THE PROBLEM> Retype word for word the first line of the listing and each line after it up to the line with "var yTicks = [0,0.1,0.2,0.3,0.4,0.5,0.6,0.7,0.8,0.9,1];", with the pictures taken out.

DATA SECTION>
=-=-=-=-=

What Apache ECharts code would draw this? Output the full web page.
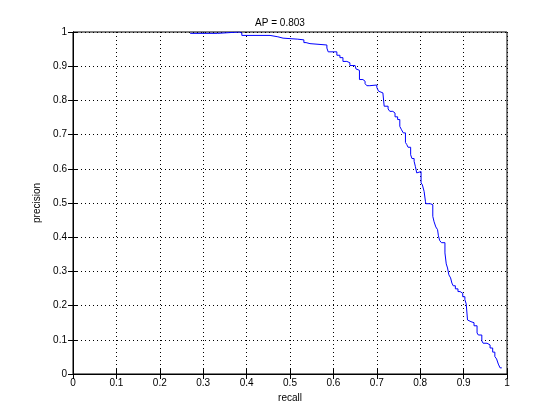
<!DOCTYPE html>
<html>
<head>
<meta charset="utf-8">
<script src="https://cdn.jsdelivr.net/npm/echarts@6/dist/echarts.min.js"></script>
<style>
html,body{margin:0;padding:0;background:#fff;}
#chart{width:560px;height:420px;}
</style>
</head>
<body>
<div id="chart"></div>
<script>
var titleText = 'AP = 0.803';
var xName = 'recall';
var yName = 'precision';
var xTicks = [0,0.1,0.2,0.3,0.4,0.5,0.6,0.7,0.8,0.9,1];
var yTicks = [0,0.1,0.2,0.3,0.4,0.5,0.6,0.7,0.8,0.9,1];

// step segments: recall where the segment begins, and its precision
var recall = [0.270,0.333,0.383,0.389,0.454,0.472,0.484,0.518,0.532,0.537,0.546,0.585,0.588,0.608,0.615,
0.622,0.631,0.638,0.650,0.652,0.655,0.660,0.668,0.673,0.677,0.684,0.700,0.704,0.707,0.714,0.717,0.726,0.730,
0.737,0.742,0.748,0.753,0.757,0.761,0.766,0.769,0.772,0.778,0.781,0.786,0.789,0.792,0.794,0.802,0.805,0.809,
0.812,0.813,0.823,0.829,0.832,0.836,0.840,0.842,0.845,0.849,0.857,0.860,0.863,0.866,0.870,0.873,0.876,0.881,
0.887,0.892,0.898,0.903,0.906,0.909,0.912,0.917,0.924,0.931,0.934,0.942,0.945,0.954,0.961,0.967,0.972,0.976,
0.980,0.984,0.988];
var precision = [0.996,1.000,0.997,0.990,0.986,0.982,0.979,0.977,0.969,0.966,0.962,0.953,0.942,0.932,0.925,
0.914,0.910,0.902,0.898,0.892,0.888,0.861,0.856,0.849,0.843,0.845,0.838,0.827,0.822,0.820,0.783,0.775,0.768,
0.763,0.752,0.744,0.724,0.714,0.705,0.677,0.671,0.663,0.641,0.630,0.622,0.606,0.588,0.592,0.559,0.553,0.534,
0.505,0.498,0.495,0.461,0.445,0.430,0.422,0.404,0.390,0.384,0.354,0.322,0.310,0.290,0.281,0.266,0.258,0.249,
0.241,0.236,0.226,0.217,0.205,0.158,0.153,0.150,0.141,0.120,0.114,0.097,0.090,0.085,0.076,0.064,0.051,0.044,
0.029,0.018,0.018];

var pts = recall.map(function(r,i){return [r, precision[i]];});
var FONT = 'Liberation Sans, Arial, Helvetica, sans-serif';
var dotted = {color:'#000', width:1, type:[1,3]};

function fmt(v){ return String(Math.round(v*10)/10); }

var chart = echarts.init(document.getElementById('chart'), null, {renderer:'canvas'});
chart.setOption({
  animation:false,
  backgroundColor:'#fff',
  title:{text:titleText, left:'center', top:13, textStyle:{fontFamily:FONT, fontSize:10, fontWeight:'normal', color:'#000'}},
  grid:{left:73, right:53, top:32, bottom:46, show:true, borderColor:'#000', borderWidth:1, backgroundColor:'#fff'},
  xAxis:[{
    type:'value', min:0, max:1, interval:0.1, position:'bottom',
    name:xName, nameLocation:'middle', nameGap:19,
    nameTextStyle:{fontFamily:FONT, fontSize:10, color:'#000'},
    axisLine:{show:true, lineStyle:{color:'#000'}},
    axisTick:{show:true, inside:true, length:5, lineStyle:{color:'#000'}},
    axisLabel:{fontFamily:FONT, fontSize:10, color:'#000', margin:4, formatter:fmt},
    splitLine:{show:true, lineStyle:dotted}
  },{
    type:'value', min:0, max:1, interval:0.1, position:'top',
    axisLine:{show:true, lineStyle:{color:'#000'}},
    axisTick:{show:true, inside:true, length:5, lineStyle:{color:'#000'}},
    axisLabel:{show:false}, splitLine:{show:false}
  }],
  yAxis:[{
    type:'value', min:0, max:1, interval:0.1, position:'left',
    name:yName, nameLocation:'middle', nameGap:21,
    nameTextStyle:{fontFamily:FONT, fontSize:10, color:'#000'},
    axisLine:{show:true, lineStyle:{color:'#000'}},
    axisTick:{show:true, inside:true, length:5, lineStyle:{color:'#000'}},
    axisLabel:{fontFamily:FONT, fontSize:10, color:'#000', margin:6, formatter:fmt},
    splitLine:{show:true, lineStyle:dotted}
  },{
    type:'value', min:0, max:1, interval:0.1, position:'right',
    axisLine:{show:true, lineStyle:{color:'#000'}},
    axisTick:{show:true, inside:true, length:5, lineStyle:{color:'#000'}},
    axisLabel:{show:false}, splitLine:{show:false}
  }],
  series:[{
    type:'line', data:pts, step:'end', showSymbol:false, symbol:'none',
    lineStyle:{color:'#0000ff', width:1}, xAxisIndex:0, yAxisIndex:0, z:5
  }]
});
</script>
</body>
</html>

=-=-=-=-=

COMPLETE OUTPUT>
What Apache ECharts code would draw this? Output the full web page.
<!DOCTYPE html>
<html>
<head>
<meta charset="utf-8">
<script src="https://cdn.jsdelivr.net/npm/echarts@6/dist/echarts.min.js"></script>
<style>
html,body{margin:0;padding:0;background:#fff;}
#chart{width:560px;height:420px;}
</style>
</head>
<body>
<div id="chart"></div>
<script>
var titleText = 'AP = 0.803';
var xName = 'recall';
var yName = 'precision';
var xTicks = [0,0.1,0.2,0.3,0.4,0.5,0.6,0.7,0.8,0.9,1];
var yTicks = [0,0.1,0.2,0.3,0.4,0.5,0.6,0.7,0.8,0.9,1];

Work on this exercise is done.